**JOB:** Your copy should hold exactly the lines from the one containing "Clone this chart in seaborn and matplotlib." to the one containing "from matplotlib import font_manager", inclusive, with no pictures.

**EXTRACTED INFORMATION:**
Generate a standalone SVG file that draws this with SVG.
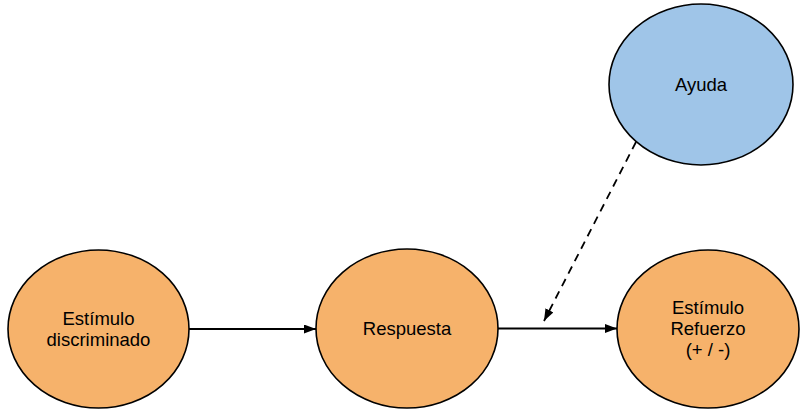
--
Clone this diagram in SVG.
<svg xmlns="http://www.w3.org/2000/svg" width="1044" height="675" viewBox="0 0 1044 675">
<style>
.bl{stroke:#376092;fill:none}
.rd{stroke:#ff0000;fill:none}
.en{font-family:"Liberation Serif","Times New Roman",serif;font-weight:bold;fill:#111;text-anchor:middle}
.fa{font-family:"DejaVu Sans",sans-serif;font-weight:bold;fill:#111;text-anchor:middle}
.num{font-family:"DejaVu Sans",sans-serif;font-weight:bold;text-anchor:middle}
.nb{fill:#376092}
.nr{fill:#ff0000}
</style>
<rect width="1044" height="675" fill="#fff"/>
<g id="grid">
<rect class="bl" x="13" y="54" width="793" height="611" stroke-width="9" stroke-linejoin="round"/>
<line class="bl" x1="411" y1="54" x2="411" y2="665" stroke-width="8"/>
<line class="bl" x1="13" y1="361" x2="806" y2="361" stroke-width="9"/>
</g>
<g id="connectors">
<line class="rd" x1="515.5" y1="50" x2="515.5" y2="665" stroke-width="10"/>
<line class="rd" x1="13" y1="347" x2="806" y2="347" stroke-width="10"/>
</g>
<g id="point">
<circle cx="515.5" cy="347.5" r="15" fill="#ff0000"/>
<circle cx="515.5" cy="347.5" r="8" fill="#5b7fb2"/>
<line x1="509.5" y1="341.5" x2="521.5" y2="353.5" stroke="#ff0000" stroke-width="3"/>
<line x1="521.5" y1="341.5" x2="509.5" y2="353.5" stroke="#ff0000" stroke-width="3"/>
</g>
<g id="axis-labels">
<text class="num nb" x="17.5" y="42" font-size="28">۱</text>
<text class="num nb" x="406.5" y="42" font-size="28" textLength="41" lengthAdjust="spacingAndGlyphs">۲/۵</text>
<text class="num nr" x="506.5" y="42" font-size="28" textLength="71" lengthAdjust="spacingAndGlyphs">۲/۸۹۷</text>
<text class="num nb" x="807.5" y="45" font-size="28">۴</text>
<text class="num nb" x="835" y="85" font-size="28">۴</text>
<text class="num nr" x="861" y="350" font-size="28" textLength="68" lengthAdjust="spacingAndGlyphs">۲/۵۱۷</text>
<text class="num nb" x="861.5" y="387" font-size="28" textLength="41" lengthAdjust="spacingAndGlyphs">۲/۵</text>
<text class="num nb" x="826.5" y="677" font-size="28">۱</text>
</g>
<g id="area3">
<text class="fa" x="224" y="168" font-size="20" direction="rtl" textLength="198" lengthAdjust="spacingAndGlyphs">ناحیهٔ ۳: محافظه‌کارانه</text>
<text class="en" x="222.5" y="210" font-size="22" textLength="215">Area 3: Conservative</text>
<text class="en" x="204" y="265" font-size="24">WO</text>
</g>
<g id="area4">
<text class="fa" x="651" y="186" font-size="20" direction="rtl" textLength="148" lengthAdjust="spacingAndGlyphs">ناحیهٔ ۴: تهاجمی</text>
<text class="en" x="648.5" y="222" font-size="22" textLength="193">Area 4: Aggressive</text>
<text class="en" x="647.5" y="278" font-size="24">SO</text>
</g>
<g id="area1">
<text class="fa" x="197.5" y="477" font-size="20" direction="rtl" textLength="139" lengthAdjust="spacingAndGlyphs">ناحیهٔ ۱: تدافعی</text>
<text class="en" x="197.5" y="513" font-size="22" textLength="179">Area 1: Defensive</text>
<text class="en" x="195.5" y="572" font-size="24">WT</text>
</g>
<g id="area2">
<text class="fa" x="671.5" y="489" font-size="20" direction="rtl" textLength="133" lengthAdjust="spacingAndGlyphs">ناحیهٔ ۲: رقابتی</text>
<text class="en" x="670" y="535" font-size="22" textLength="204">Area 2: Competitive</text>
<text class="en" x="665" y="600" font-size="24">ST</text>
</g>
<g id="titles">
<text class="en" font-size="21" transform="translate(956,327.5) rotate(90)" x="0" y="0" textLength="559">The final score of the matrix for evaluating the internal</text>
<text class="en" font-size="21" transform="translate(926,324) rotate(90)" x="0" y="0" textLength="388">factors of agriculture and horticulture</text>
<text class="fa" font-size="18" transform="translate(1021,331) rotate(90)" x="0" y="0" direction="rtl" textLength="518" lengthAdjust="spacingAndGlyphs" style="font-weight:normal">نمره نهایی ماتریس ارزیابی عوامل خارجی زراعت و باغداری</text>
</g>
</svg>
==
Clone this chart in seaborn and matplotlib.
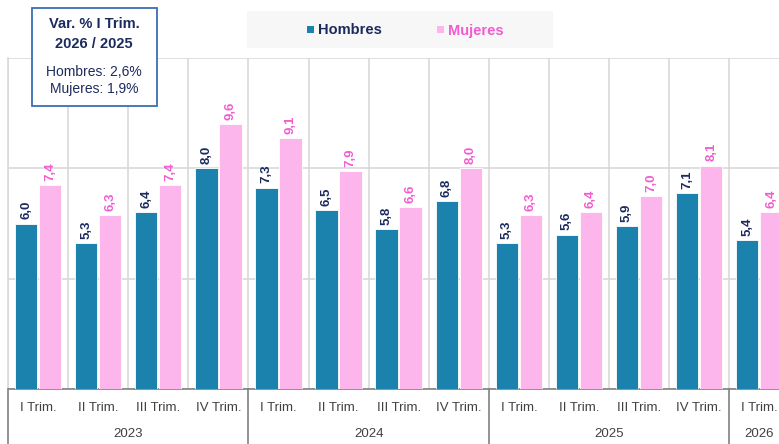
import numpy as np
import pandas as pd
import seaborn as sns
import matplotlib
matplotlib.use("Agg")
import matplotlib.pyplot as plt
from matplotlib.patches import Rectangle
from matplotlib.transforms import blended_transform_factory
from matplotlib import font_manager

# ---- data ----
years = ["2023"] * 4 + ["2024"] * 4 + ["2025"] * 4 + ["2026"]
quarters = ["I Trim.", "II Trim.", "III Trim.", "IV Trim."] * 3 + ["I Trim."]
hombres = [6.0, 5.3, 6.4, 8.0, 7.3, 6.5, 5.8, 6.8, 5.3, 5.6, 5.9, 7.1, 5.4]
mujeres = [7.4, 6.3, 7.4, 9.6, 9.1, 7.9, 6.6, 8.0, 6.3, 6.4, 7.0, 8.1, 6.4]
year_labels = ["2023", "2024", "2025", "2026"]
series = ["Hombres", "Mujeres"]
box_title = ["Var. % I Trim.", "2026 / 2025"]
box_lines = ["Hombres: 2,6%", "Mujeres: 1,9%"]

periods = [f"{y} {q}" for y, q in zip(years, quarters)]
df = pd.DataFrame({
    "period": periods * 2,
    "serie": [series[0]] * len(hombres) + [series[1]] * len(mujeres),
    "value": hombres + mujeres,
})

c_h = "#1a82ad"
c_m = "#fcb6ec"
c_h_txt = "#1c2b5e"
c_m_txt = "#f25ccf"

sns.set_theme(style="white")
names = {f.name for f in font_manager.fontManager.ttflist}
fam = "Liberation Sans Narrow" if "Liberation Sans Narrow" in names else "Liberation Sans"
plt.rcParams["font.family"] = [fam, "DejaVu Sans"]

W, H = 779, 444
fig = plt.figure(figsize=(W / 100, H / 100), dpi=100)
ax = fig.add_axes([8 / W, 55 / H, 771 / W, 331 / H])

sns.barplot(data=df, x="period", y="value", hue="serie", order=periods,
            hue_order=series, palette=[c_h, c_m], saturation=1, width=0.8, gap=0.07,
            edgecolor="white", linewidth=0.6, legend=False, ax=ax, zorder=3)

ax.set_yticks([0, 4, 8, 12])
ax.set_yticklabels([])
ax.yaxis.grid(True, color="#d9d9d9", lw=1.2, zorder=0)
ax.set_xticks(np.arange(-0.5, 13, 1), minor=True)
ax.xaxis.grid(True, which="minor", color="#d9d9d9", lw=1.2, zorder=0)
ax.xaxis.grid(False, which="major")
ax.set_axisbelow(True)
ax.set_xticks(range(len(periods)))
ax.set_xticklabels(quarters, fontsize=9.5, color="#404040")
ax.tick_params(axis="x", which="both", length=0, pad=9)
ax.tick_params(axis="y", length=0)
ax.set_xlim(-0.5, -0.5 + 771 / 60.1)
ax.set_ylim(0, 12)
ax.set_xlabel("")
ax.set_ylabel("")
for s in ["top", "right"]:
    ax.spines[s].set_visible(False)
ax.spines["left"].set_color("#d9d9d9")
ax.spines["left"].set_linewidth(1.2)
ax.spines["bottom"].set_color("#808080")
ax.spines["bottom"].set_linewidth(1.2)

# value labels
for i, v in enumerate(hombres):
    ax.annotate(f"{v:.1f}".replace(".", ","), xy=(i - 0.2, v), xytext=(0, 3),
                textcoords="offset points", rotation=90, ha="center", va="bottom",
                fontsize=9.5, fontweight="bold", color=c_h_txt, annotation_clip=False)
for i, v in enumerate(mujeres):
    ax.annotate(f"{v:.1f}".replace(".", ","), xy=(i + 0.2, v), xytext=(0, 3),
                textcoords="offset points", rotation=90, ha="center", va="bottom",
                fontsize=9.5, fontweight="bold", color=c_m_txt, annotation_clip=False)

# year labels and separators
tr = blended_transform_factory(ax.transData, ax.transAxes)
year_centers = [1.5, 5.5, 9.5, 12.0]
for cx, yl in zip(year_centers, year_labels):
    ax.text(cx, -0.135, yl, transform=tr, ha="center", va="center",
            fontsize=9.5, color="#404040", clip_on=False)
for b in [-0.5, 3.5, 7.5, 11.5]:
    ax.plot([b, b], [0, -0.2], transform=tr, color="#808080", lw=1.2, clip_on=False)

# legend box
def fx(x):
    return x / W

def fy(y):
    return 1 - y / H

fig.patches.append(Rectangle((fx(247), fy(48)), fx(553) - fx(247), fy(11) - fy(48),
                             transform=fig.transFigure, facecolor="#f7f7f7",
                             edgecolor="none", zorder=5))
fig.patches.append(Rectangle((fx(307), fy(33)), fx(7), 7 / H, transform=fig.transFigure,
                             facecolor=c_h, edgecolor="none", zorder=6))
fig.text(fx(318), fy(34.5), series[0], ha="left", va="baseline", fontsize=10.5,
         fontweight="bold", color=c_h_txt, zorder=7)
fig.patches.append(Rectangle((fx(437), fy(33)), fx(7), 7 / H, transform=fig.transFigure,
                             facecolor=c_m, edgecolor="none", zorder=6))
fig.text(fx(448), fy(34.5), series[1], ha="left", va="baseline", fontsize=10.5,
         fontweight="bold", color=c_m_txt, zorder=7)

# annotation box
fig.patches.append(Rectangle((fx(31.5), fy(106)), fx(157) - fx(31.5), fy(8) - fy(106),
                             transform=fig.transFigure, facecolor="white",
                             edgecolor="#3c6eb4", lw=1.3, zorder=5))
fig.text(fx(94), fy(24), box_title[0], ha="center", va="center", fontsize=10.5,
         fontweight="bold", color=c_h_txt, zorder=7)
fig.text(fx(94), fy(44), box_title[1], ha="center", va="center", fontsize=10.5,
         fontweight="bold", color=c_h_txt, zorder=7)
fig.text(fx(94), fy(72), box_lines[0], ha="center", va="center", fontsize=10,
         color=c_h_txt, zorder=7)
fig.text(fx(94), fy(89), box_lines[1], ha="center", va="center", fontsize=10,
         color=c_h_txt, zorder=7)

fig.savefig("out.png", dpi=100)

**RIGHT ANSWER:**
Clone this chart in seaborn and matplotlib.
import numpy as np
import pandas as pd
import seaborn as sns
import matplotlib
matplotlib.use("Agg")
import matplotlib.pyplot as plt
from matplotlib.patches import Rectangle
from matplotlib.transforms import blended_transform_factory
from matplotlib import font_manager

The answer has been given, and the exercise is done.